Walter Eddie Cosina, nato in Australia da una famiglia di Trieste emigrata dopo la guerra. Anche lui aveva sofferto un grave lutto familiare, la perdita del padre. Quel giorno, non doveva essere di servizio, ma sostituì un collega. Era sposato.
Claudio Traina, sposato e padre di Dario, un bambino di undici mesi. Aveva ventisette anni.
Emanuela Loi, la prima donna del corpo di polizia a morire in un attentato mafioso. Una ragazza solare, di soli ventiquattro anni che sognava di sposarsi e di ritornare in Sardegna.
Vincenzo Li Muli, sognava di entrare nella polizia e ci era riuscito. Sognava anche di sposare il grande amore della sua vita. Aveva solo ventidue anni ed era il più giovane della scorta.
Il sesto agente era Antonio Vullo, l’unico sopravvissuto che al momento dell’attentato, stava parcheggiando l’auto della scorta.

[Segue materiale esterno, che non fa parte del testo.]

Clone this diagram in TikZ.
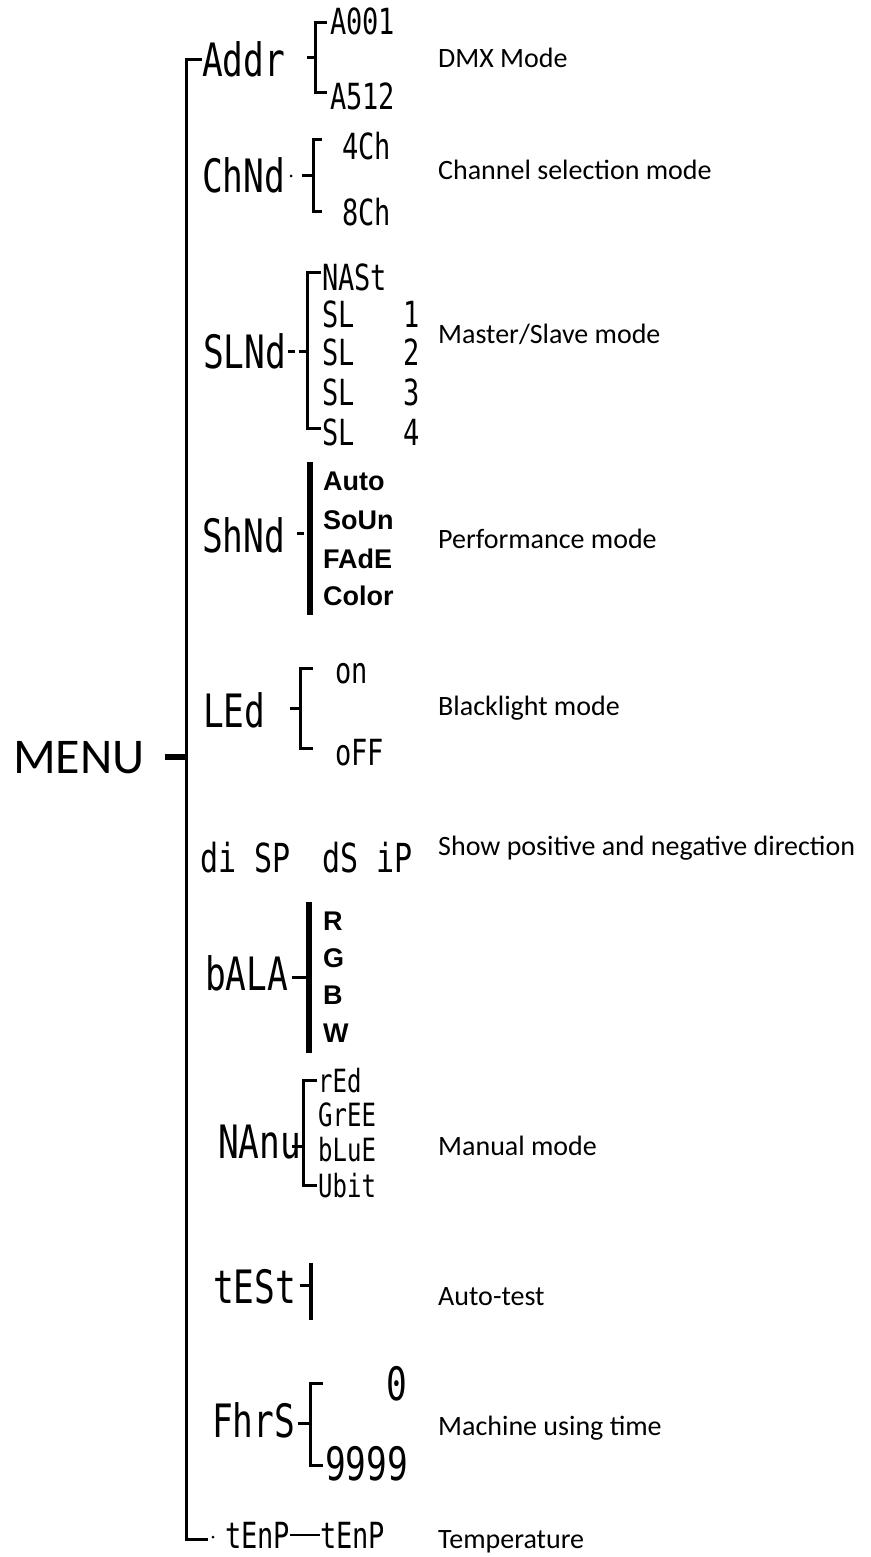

Non sono né un eroe né un Kamikaze, ma una persona come tante altre. Temo la fine perché la vedo come una cosa misteriosa, non so quello che succederà nell’aldilà. Ma l’importante è che sia il coraggio a prendere il sopravvento… Se non fosse per il dolore di lasciare la mia famiglia, potrei anche morire sereno.
(Paolo Borsellino)
Tanto per rimanere in tema, la parola mafia pare che possa essere ricondotta a un opera teatrale di Giuseppe Rizzotto e Gaspare Mosca, scritta nel 1863, I Mafiusi de la Vicaria.
In realtà, Giuseppe Pitrè racconta di ricordare l’uso del termine già quando era bambino e lui era nato a Palermo nel 1841. L’etnologo precisa che mafioso, all’epoca, aveva una connotazione positiva.
Pare che il termine venga dall’arabo mo’afiah, che significa arroganza, prevaricazione.
Altri, relazionano la parola mafia con il nome Maffeo, simile al Matteo del vangelo che riscuote le tasse e ostenta la sua ricchezza.